>>
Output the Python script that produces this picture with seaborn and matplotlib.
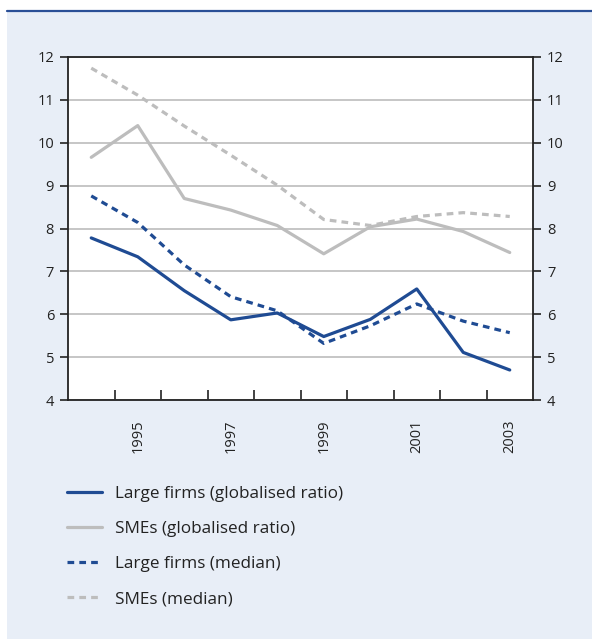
import matplotlib
matplotlib.use("Agg")
import matplotlib.pyplot as plt
from matplotlib.patches import Rectangle
from matplotlib.lines import Line2D
from matplotlib.ticker import FixedLocator, NullFormatter
import seaborn as sns
import pandas as pd

# Ratio series by year
years = [1994, 1995, 1996, 1997, 1998, 1999, 2000, 2001, 2002, 2003]
large_globalised = [7.78, 7.34, 6.55, 5.87, 6.03, 5.48, 5.88, 6.59, 5.11, 4.70]
sme_globalised = [9.66, 10.40, 8.70, 8.43, 8.07, 7.41, 8.04, 8.22, 7.93, 7.44]
large_median = [8.76, 8.14, 7.15, 6.41, 6.08, 5.32, 5.73, 6.24, 5.84, 5.57]
sme_median = [11.74, 11.11, 10.39, 9.71, 9.01, 8.21, 8.07, 8.28, 8.37, 8.28]

series_labels = [
    "Large firms (globalised ratio)",
    "SMEs (globalised ratio)",
    "Large firms (median)",
    "SMEs (median)",
]
year_labels = ["1995", "1997", "1999", "2001", "2003"]
y_ticks = [4, 5, 6, 7, 8, 9, 10, 11, 12]

BLUE = "#1f4b93"
GREY = "#bdbdbd"
BG = "#e8eef7"

sns.set_style("white")
plt.rcParams["font.family"] = ["Open Sans", "DejaVu Sans"]
plt.rcParams["font.size"] = 10

fig = plt.figure(figsize=(5.92, 6.39), dpi=100)
fig.patch.set_facecolor("white")

# Panel background and top rule
fig.patches.append(Rectangle((7 / 592, 0.0), 1 - 7 / 592, 1 - 12 / 639,
                             transform=fig.transFigure, facecolor=BG,
                             edgecolor="none", zorder=-5))
fig.lines.append(Line2D([7 / 592, 1.0], [1 - 11 / 639, 1 - 11 / 639],
                        transform=fig.transFigure, color="#2a4f96", lw=1.6,
                        zorder=-4))

ax = fig.add_axes([68 / 592, 1 - 400 / 639, (533 - 68) / 592, (400 - 57) / 639])
ax.set_facecolor("white")
ax.set_zorder(1)

df = pd.DataFrame({
    "year": years * 4,
    "value": large_globalised + sme_globalised + large_median + sme_median,
    "series": sum([[s] * len(years) for s in series_labels], []),
})

styles = {
    series_labels[0]: dict(color=BLUE, dashes=None),
    series_labels[1]: dict(color=GREY, dashes=None),
    series_labels[2]: dict(color=BLUE, dashes=(2.1, 1.6)),
    series_labels[3]: dict(color=GREY, dashes=(2.1, 1.6)),
}
for name in series_labels:
    sub = df[df["series"] == name]
    st = styles[name]
    sns.lineplot(data=sub, x="year", y="value", ax=ax, color=st["color"],
                 lw=2.3, label=name, zorder=3)
    line = ax.lines[-1]
    if st["dashes"] is not None:
        line.set_dashes(st["dashes"])
        line.set_dash_capstyle("butt")

ax.set_xlim(years[0] - 0.5, years[-1] + 0.5)
ax.set_ylim(4, 12)
ax.set_yticks(y_ticks)
ax.yaxis.grid(True, color="#bcbcbc", lw=1.2)
ax.set_axisbelow(True)
ax.set_xlabel("")
ax.set_ylabel("")

for sp in ax.spines.values():
    sp.set_color("#222222")
    sp.set_linewidth(1.3)

ax.tick_params(axis="y", which="both", left=True, right=True, labelleft=True,
               labelright=True, direction="out", length=6, width=1.2,
               color="#222222", labelsize=10.5, labelcolor="#222222", pad=4)

# Year boundaries as inward ticks, labels on odd years
ax.xaxis.set_minor_locator(FixedLocator([y + 0.5 for y in years[:-1]]))
ax.xaxis.set_minor_formatter(NullFormatter())
ax.set_xticks([int(y) for y in year_labels])
ax.set_xticklabels(year_labels, rotation=90)
ax.tick_params(axis="x", which="major", length=0, pad=14, labelsize=10.5,
               labelcolor="#222222")
ax.tick_params(axis="x", which="minor", bottom=True, direction="in",
               length=7, width=1.2, color="#222222")

handles, labels = ax.get_legend_handles_labels()
ax.legend_.remove()
fig.legend(handles, labels, loc="upper left",
           bbox_to_anchor=(67 / 592, 1 - 486 / 639), frameon=False,
           fontsize=12.3, handlelength=2.05, handletextpad=0.75,
           labelspacing=1.12, borderpad=0, borderaxespad=0,
           labelcolor="#222222")

fig.savefig("out.png", dpi=100, facecolor=fig.get_facecolor())
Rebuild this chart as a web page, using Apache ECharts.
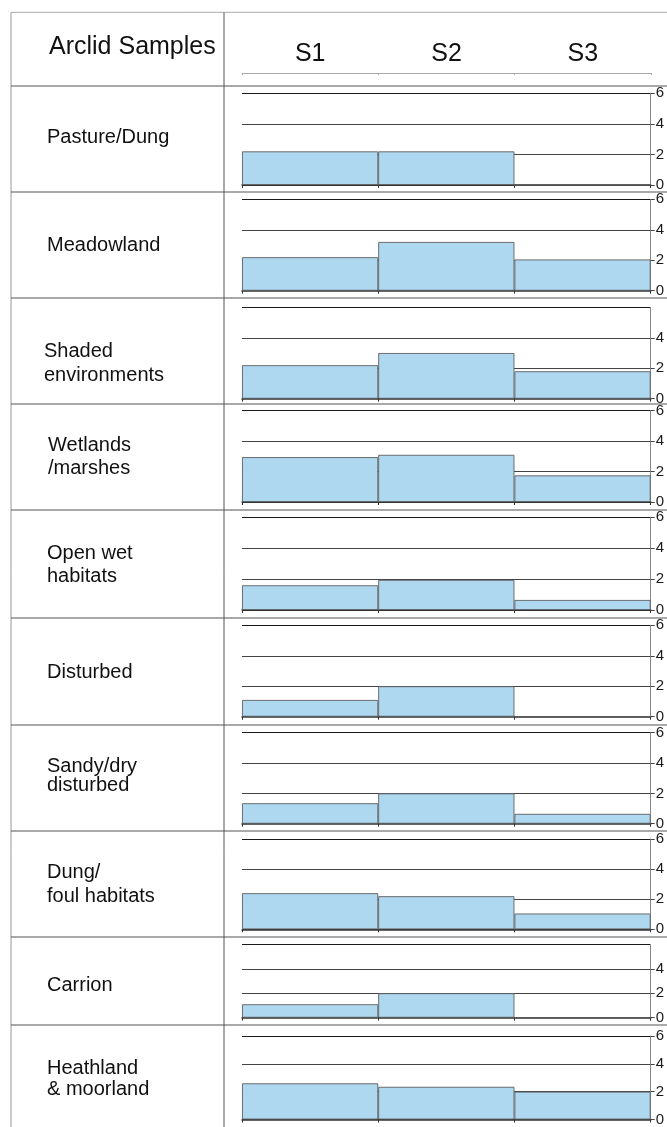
<!DOCTYPE html>
<html>
<head>
<meta charset="utf-8">
<script src="https://cdn.jsdelivr.net/npm/echarts@6/dist/echarts.min.js"></script>
<style>
html,body{margin:0;padding:0;background:#fff;}
#chart{width:667px;height:1127px;}
</style>
</head>
<body>
<div id="chart"></div>
<script>
// ---- data ----
const categories = ['S1', 'S2', 'S3'];
const habitats = ['Pasture/Dung', 'Meadowland', 'Shaded\nenvironments', 'Wetlands\n/marshes',
  'Open wet\nhabitats', 'Disturbed', 'Sandy/dry\ndisturbed', 'Dung/\nfoul habitats', 'Carrion',
  'Heathland\n& moorland'];
const pastureDung = [2.2, 2.2, 0];
const meadowland = [2.2, 3.2, 2.05];
const shaded = [2.2, 3.0, 1.8];
const wetlands = [2.95, 3.1, 1.75];
const openWet = [1.6, 1.95, 0.65];
const disturbed = [1.1, 2.0, 0];
const sandyDry = [1.35, 2.0, 0.65];
const dungFoul = [2.4, 2.2, 1.05];
const carrion = [1.1, 2.0, 0];
const heathland = [2.6, 2.35, 2.0];
const yTickLabels = [0, 2, 4, 6];
const title = 'Arclid Samples';

const values = [pastureDung, meadowland, shaded, wetlands, openWet, disturbed, sandyDry, dungFoul, carrion, heathland];

// ---- layout ----
const panelTop = [93.3, 199.3, 307.3, 410.7, 517.3, 625.3, 732.7, 839, 944.3, 1036];
const panelBottom = [185, 290.7, 398.7, 502, 610, 716.7, 823.7, 929.3, 1017.7, 1123];
const rowLines = [86, 192, 298, 404, 510, 618, 725, 831, 937, 1025];
const hideTopLabel = [false, false, true, false, false, false, false, false, true, false];
const labelPos = [
  {x: 47, y: 137, lh: 23},
  {x: 47, y: 245, lh: 23},
  {x: 44, y: 363.5, lh: 23.3},
  {x: 48, y: 456.7, lh: 23.3},
  {x: 47, y: 565, lh: 23.3},
  {x: 47, y: 672.7, lh: 23},
  {x: 47, y: 776, lh: 18.3},
  {x: 47, y: 884.7, lh: 24},
  {x: 47, y: 985.7, lh: 23},
  {x: 47, y: 1078.8, lh: 21}
];
const plotLeft = 242, plotRight = 16;
const FONT = '"Liberation Sans", Arial, Helvetica, sans-serif';

const grids = [], xAxes = [], yAxes = [], series = [], graphics = [];

values.forEach((vals, i) => {
  grids.push({left: plotLeft, right: plotRight, top: panelTop[i], height: panelBottom[i] - panelTop[i]});
  xAxes.push({
    type: 'category', gridIndex: i, data: categories,
    axisLine: {show: true, lineStyle: {color: '#333', width: 1.5}},
    axisTick: {show: true, length: 3, lineStyle: {color: '#333'}},
    axisLabel: {show: false}, splitLine: {show: false}
  });
  yAxes.push({
    type: 'value', gridIndex: i, position: 'right',
    min: yTickLabels[0], max: yTickLabels[yTickLabels.length - 1], interval: 2,
    axisLine: {show: true, lineStyle: {color: '#888', width: 1}},
    axisTick: {show: true, length: 4, lineStyle: {color: '#444'}},
    axisLabel: {fontSize: 15, color: '#1a1a1a', margin: 5, fontFamily: FONT, showMaxLabel: !hideTopLabel[i]},
    splitLine: {show: true, lineStyle: {color: ['#333', '#444', '#444', '#1a1a1a'], width: 1.1}}
  });
  series.push({
    type: 'bar', xAxisIndex: i, yAxisIndex: i, data: vals,
    barCategoryGap: '0%', silent: true,
    itemStyle: {color: '#AED8F0', borderColor: '#5e5e5e', borderWidth: 0.9}
  });
});

// header axis
grids.push({left: plotLeft, right: plotRight, top: 40, height: 33});
xAxes.push({
  type: 'category', gridIndex: 10, data: categories,
  axisLine: {show: true, lineStyle: {color: '#aaa', width: 1}},
  axisTick: {show: true, length: 2, lineStyle: {color: '#aaa'}},
  axisLabel: {show: true, inside: true, margin: 6, fontSize: 25, color: '#111', fontFamily: FONT},
  splitLine: {show: false}
});
yAxes.push({type: 'value', gridIndex: 10, show: false, min: 0, max: 1});

// table lines
graphics.push({type: 'line', shape: {x1: 11, y1: 12.3, x2: 667, y2: 12.3}, style: {stroke: '#aaa', lineWidth: 1}});
graphics.push({type: 'line', shape: {x1: 11, y1: 12.3, x2: 11, y2: 1127}, style: {stroke: '#999', lineWidth: 1}});
graphics.push({type: 'line', shape: {x1: 224, y1: 12.3, x2: 224, y2: 1127}, style: {stroke: '#555', lineWidth: 1}});
rowLines.forEach(y => {
  graphics.push({type: 'line', shape: {x1: 11, y1: y, x2: 667, y2: y}, style: {stroke: '#555', lineWidth: 1.2}});
});

// header title
graphics.push({type: 'text', x: 49, y: 47, style: {text: title, font: '25px ' + FONT, fill: '#111', verticalAlign: 'middle', align: 'left'}});

// row labels
habitats.forEach((h, i) => {
  const p = labelPos[i];
  graphics.push({type: 'text', x: p.x, y: p.y, style: {text: h, font: '20px ' + FONT, fill: '#111', verticalAlign: 'middle', align: 'left', lineHeight: p.lh}});
});

const chart = echarts.init(document.getElementById('chart'), null, {renderer: 'canvas'});
chart.setOption({
  animation: false,
  backgroundColor: '#fff',
  grid: grids, xAxis: xAxes, yAxis: yAxes, series: series, graphic: graphics
});
</script>
</body>
</html>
<<
Set down, word for word, the lines from the one holding "Rebuild this chart" through the one holding "const grids = [], xAxes". Skip the pictures.

Full solution ▸
Rebuild this chart as a web page, using Apache ECharts.
<!DOCTYPE html>
<html>
<head>
<meta charset="utf-8">
<script src="https://cdn.jsdelivr.net/npm/echarts@6/dist/echarts.min.js"></script>
<style>
html,body{margin:0;padding:0;background:#fff;}
#chart{width:667px;height:1127px;}
</style>
</head>
<body>
<div id="chart"></div>
<script>
// ---- data ----
const categories = ['S1', 'S2', 'S3'];
const habitats = ['Pasture/Dung', 'Meadowland', 'Shaded\nenvironments', 'Wetlands\n/marshes',
  'Open wet\nhabitats', 'Disturbed', 'Sandy/dry\ndisturbed', 'Dung/\nfoul habitats', 'Carrion',
  'Heathland\n& moorland'];
const pastureDung = [2.2, 2.2, 0];
const meadowland = [2.2, 3.2, 2.05];
const shaded = [2.2, 3.0, 1.8];
const wetlands = [2.95, 3.1, 1.75];
const openWet = [1.6, 1.95, 0.65];
const disturbed = [1.1, 2.0, 0];
const sandyDry = [1.35, 2.0, 0.65];
const dungFoul = [2.4, 2.2, 1.05];
const carrion = [1.1, 2.0, 0];
const heathland = [2.6, 2.35, 2.0];
const yTickLabels = [0, 2, 4, 6];
const title = 'Arclid Samples';

const values = [pastureDung, meadowland, shaded, wetlands, openWet, disturbed, sandyDry, dungFoul, carrion, heathland];

// ---- layout ----
const panelTop = [93.3, 199.3, 307.3, 410.7, 517.3, 625.3, 732.7, 839, 944.3, 1036];
const panelBottom = [185, 290.7, 398.7, 502, 610, 716.7, 823.7, 929.3, 1017.7, 1123];
const rowLines = [86, 192, 298, 404, 510, 618, 725, 831, 937, 1025];
const hideTopLabel = [false, false, true, false, false, false, false, false, true, false];
const labelPos = [
  {x: 47, y: 137, lh: 23},
  {x: 47, y: 245, lh: 23},
  {x: 44, y: 363.5, lh: 23.3},
  {x: 48, y: 456.7, lh: 23.3},
  {x: 47, y: 565, lh: 23.3},
  {x: 47, y: 672.7, lh: 23},
  {x: 47, y: 776, lh: 18.3},
  {x: 47, y: 884.7, lh: 24},
  {x: 47, y: 985.7, lh: 23},
  {x: 47, y: 1078.8, lh: 21}
];
const plotLeft = 242, plotRight = 16;
const FONT = '"Liberation Sans", Arial, Helvetica, sans-serif';

const grids = [], xAxes = [], yAxes = [], series = [], graphics = [];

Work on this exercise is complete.